Currently, MyDMS creates a new directory as a container for every single file that it will store. Each directory never contains more than one file, and directories are never re-used. However, some file systems, such as UFS (and its derivatives) have a hard-coded limit on the number of sub-directories a directory can contain (in fact it is a limit on the number of hard links, but sub-directories are registered within directory inodes as hard links). For UFS, this is a limit of 32767 directories, including the special cases, “.” and “..”.
In an ideal world, it would be better to tear down the existing mechanism and start again from scratch. However, this inevitably breaks backwards compatibility, and so it is necessary to devise an alternative strategy for managing the directory structure.
A solution proposal has been developed that has a nested structure and uses the database to help control the allocation of directory names.The database has 2 new tables, described as follows:
CREATE TABLE `tblDirPath` (
`dirID` int(11) NOT NULL auto_increment,
`dirPath` varchar(255) NOT NULL,
PRIMARY KEY (`dirPath`,`dirID`)
) ;
CREATE TABLE `tblPathList` (
`id` int(11) NOT NULL auto_increment,
`parentPath` varchar(255) NOT NULL,
PRIMARY KEY (`id`)
) ;
dirID represents a leaf directory within the content file structure and parentPath is the path to its parent subdirectory, relative to settings->_contentDir. dirPath is equivalent to parentPath.
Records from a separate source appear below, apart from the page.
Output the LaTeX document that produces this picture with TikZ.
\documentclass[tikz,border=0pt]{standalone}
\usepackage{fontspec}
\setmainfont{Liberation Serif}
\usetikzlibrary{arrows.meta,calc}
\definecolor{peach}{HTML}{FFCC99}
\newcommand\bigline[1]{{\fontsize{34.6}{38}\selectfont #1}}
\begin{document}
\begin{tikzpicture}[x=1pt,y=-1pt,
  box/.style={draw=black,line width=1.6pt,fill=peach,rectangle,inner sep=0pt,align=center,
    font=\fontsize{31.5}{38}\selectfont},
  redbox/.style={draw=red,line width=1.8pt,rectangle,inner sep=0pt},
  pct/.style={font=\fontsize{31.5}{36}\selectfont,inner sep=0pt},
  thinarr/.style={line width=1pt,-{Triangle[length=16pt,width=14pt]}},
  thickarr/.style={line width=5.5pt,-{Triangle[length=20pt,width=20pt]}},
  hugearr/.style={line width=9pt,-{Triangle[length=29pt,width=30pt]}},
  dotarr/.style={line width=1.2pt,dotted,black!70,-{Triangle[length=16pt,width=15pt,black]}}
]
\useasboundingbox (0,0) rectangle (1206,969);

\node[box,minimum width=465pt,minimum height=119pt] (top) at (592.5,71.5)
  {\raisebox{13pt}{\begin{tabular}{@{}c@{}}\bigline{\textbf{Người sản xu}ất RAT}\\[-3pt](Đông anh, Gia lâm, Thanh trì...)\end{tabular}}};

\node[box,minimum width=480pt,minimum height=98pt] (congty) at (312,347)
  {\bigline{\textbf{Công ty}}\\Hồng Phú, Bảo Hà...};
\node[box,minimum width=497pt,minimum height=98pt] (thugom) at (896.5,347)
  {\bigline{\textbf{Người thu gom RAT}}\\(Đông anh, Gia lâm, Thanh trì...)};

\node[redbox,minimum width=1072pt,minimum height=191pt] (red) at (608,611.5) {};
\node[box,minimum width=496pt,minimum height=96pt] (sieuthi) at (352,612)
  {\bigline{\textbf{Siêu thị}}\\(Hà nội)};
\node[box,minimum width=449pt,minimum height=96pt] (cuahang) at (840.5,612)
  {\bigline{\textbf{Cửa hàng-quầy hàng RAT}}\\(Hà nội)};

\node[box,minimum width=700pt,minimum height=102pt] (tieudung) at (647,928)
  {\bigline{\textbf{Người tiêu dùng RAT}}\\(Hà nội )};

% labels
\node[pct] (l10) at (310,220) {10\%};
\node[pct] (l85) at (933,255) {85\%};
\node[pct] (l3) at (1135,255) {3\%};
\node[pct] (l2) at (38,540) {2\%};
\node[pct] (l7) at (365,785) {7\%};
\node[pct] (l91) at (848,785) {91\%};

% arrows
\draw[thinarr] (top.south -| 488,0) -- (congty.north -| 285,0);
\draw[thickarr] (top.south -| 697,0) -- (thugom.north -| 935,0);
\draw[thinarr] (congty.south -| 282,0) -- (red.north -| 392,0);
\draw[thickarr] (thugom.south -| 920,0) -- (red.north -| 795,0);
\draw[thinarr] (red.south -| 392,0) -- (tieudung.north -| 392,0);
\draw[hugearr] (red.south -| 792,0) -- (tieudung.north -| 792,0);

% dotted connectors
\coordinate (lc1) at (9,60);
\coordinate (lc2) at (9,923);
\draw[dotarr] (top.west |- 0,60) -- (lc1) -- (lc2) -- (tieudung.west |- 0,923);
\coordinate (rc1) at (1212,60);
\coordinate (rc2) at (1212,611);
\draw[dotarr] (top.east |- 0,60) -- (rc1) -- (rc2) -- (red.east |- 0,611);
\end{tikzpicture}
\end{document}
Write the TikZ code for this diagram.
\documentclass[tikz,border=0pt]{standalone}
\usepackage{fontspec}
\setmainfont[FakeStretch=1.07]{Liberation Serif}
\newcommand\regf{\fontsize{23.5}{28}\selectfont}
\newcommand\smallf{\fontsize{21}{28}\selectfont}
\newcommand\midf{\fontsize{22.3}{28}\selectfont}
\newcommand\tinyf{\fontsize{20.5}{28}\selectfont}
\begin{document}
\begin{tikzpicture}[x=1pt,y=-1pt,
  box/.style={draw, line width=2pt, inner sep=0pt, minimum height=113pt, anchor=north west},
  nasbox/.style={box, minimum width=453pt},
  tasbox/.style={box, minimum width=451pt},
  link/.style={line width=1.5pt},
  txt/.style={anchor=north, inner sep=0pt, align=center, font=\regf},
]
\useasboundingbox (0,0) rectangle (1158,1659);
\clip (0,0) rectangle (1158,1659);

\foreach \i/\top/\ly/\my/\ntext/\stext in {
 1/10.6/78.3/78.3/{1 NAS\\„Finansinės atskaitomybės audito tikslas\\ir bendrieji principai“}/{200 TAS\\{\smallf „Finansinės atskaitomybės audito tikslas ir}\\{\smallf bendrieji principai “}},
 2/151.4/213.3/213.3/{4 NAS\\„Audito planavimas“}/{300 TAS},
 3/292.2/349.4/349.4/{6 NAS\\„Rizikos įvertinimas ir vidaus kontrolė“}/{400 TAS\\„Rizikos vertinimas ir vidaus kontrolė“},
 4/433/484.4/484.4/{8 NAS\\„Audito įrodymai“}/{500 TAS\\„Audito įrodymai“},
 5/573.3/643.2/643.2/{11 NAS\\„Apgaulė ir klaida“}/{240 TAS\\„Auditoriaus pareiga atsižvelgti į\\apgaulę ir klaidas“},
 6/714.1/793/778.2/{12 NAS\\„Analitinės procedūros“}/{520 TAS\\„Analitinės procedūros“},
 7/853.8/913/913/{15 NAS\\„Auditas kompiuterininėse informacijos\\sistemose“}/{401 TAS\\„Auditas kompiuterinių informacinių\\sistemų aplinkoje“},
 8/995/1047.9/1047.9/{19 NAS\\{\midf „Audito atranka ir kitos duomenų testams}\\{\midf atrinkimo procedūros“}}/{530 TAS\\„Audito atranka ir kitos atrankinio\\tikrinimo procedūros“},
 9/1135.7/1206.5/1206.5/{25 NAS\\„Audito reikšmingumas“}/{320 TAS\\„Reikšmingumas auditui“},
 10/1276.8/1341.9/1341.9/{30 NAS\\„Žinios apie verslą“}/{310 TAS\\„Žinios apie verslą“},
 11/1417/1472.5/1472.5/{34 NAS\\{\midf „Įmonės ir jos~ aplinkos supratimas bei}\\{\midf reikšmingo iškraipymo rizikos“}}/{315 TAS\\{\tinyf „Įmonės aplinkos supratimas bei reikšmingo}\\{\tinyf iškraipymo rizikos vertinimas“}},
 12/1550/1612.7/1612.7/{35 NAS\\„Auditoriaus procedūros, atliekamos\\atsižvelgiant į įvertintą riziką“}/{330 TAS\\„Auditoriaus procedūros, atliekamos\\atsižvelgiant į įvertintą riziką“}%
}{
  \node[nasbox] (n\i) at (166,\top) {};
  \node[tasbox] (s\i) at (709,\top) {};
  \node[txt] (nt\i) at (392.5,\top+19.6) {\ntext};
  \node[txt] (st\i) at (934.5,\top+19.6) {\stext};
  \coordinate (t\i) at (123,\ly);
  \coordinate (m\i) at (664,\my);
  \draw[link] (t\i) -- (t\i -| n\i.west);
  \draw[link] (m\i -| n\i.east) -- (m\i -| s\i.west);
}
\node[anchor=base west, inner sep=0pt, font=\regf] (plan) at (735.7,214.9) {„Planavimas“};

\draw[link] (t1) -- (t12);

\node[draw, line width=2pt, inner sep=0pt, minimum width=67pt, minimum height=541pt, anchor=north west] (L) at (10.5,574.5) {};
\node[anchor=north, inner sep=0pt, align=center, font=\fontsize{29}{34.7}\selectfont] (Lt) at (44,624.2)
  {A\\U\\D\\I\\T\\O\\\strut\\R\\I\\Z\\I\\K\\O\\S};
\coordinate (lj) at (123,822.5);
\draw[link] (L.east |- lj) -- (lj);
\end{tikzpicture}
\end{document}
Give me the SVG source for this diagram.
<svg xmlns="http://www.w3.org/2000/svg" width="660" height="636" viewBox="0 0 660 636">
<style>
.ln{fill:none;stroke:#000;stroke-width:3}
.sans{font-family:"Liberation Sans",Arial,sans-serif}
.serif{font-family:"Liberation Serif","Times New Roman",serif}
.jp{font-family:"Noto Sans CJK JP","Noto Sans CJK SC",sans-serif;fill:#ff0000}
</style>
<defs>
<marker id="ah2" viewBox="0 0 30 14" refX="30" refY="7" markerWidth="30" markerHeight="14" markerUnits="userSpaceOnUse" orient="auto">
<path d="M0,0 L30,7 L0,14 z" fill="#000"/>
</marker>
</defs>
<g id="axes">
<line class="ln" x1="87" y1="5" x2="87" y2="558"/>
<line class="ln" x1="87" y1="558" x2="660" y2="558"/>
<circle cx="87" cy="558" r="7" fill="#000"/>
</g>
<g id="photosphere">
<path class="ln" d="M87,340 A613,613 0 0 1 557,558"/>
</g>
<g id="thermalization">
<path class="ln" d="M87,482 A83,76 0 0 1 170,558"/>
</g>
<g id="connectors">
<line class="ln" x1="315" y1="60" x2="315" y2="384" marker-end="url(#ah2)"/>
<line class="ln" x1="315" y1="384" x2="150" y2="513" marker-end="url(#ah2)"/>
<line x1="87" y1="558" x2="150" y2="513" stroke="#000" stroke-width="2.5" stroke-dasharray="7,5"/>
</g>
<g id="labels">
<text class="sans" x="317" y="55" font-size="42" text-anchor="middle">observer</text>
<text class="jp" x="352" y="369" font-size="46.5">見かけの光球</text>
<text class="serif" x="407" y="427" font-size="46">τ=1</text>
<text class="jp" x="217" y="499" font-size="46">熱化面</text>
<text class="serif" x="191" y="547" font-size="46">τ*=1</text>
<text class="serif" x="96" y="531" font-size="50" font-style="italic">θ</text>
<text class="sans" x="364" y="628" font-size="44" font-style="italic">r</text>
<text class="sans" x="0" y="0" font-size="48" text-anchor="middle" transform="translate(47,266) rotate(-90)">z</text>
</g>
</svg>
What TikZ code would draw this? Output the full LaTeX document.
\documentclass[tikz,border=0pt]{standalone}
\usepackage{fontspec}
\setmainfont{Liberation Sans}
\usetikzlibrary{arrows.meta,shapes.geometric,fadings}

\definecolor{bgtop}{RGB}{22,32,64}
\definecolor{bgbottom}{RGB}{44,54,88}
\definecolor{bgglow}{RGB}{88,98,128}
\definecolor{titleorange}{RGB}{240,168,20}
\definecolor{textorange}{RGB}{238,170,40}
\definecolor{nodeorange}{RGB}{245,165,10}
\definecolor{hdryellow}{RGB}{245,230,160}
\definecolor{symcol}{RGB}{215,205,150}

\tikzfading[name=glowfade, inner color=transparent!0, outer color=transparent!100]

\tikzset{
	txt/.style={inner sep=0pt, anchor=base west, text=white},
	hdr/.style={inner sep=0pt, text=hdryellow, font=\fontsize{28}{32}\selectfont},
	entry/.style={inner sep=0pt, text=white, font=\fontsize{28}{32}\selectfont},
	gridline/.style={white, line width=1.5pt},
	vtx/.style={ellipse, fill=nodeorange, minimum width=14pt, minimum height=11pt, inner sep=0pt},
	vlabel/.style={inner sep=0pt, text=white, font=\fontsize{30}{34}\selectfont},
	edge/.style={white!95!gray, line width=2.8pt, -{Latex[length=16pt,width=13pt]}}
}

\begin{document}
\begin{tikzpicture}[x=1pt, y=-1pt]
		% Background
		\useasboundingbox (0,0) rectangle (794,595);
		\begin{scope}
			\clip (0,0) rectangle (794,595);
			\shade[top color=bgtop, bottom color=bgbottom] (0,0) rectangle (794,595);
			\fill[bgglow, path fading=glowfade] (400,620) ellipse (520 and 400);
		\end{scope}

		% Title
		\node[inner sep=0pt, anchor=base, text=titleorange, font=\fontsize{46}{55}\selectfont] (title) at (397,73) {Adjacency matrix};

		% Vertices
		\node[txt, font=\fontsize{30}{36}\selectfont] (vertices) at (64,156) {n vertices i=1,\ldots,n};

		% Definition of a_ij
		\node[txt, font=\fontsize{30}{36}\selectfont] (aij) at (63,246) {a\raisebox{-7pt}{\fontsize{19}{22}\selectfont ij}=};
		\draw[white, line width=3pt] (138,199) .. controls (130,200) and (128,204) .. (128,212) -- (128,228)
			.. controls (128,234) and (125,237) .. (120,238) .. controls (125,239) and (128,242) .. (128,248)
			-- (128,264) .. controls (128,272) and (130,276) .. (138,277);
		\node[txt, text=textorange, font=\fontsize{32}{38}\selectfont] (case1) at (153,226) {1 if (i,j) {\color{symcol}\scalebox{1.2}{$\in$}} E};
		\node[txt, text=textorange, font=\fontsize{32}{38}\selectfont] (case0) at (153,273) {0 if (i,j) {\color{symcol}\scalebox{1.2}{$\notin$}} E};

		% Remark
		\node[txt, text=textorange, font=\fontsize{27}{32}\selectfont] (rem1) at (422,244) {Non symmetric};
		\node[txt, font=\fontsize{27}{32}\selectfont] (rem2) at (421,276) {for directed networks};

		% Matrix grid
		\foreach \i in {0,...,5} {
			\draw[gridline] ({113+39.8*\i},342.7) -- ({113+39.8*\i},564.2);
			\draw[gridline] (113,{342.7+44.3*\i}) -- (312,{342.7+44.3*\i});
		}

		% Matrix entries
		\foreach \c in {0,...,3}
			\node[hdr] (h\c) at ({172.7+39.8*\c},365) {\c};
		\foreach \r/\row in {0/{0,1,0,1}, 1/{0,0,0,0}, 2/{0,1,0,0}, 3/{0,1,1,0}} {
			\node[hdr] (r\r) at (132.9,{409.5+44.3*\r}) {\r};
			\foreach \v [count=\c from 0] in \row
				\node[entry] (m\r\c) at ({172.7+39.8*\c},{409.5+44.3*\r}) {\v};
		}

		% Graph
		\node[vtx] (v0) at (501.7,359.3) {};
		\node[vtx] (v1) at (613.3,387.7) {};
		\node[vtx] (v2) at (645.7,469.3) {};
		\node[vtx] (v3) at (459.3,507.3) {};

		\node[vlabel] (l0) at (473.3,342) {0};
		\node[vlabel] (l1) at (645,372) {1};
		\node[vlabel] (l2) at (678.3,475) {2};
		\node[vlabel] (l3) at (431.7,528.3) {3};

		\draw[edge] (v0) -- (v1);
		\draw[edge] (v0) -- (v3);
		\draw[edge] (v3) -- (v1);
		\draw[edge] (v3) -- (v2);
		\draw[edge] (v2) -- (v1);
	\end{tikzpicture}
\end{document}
When a request for a new storage location is made, MyDMS reads the last directory entry recorded the database table. If the value of dirID is equal to the directory link limit, then parentPath is updated such that it represents a new parent directory. For example:
limit = 32765;
parentPath = “1/2/3″;
In this case, if dirID = 32765, then parentPath is updated to “1/2/4″ and dirID is reset back to 0.
If parentPath = “32765/32765″ and dirID = 32765, then parentPath would change to “0/0/0″, and dirID would be set to 0.
In addition, the size of the “dir” field in tblDocumentContent has been increased to 255 to allow for longer directory paths:
ALTER TABLE `tblDocumentContent` CHANGE `dir` `dir` VARCHAR( 255 ) NOT NULL ;
A new makeDir() function has also been introduced to allow MyDMS to create complete directory paths, equivalent to “mkdir -p”. This functionality is available in PHP5 , but is not provided in PHP 4.
The new mechanism is currently undergoing testing on one of the large MyDMS deployed within my company. This instance has tens of thousands of documents and they unfortunately hit the file system limit 2 days ago. We introduced a work-around by moving the content directory to a backup location and creating soft links in the original directory that points them at the backups.
Small MyDMS instances (fewer than discrete 32765 files) are not affected by the limitation on hard links within a directory, so the use of the new file structure is optional. A flag has been set in the Settings file that allows users to choose which storage method they prefer. Users with large DMS deployments should seriously consider this new system. Backwards compatibility is completely preserved and there is no loss of existing files or data and no need to create a data migration strategy. Existing files are kept in situ.
This change, along with some other minor alterations, will be packaged up and released as 1.7.0 in due course.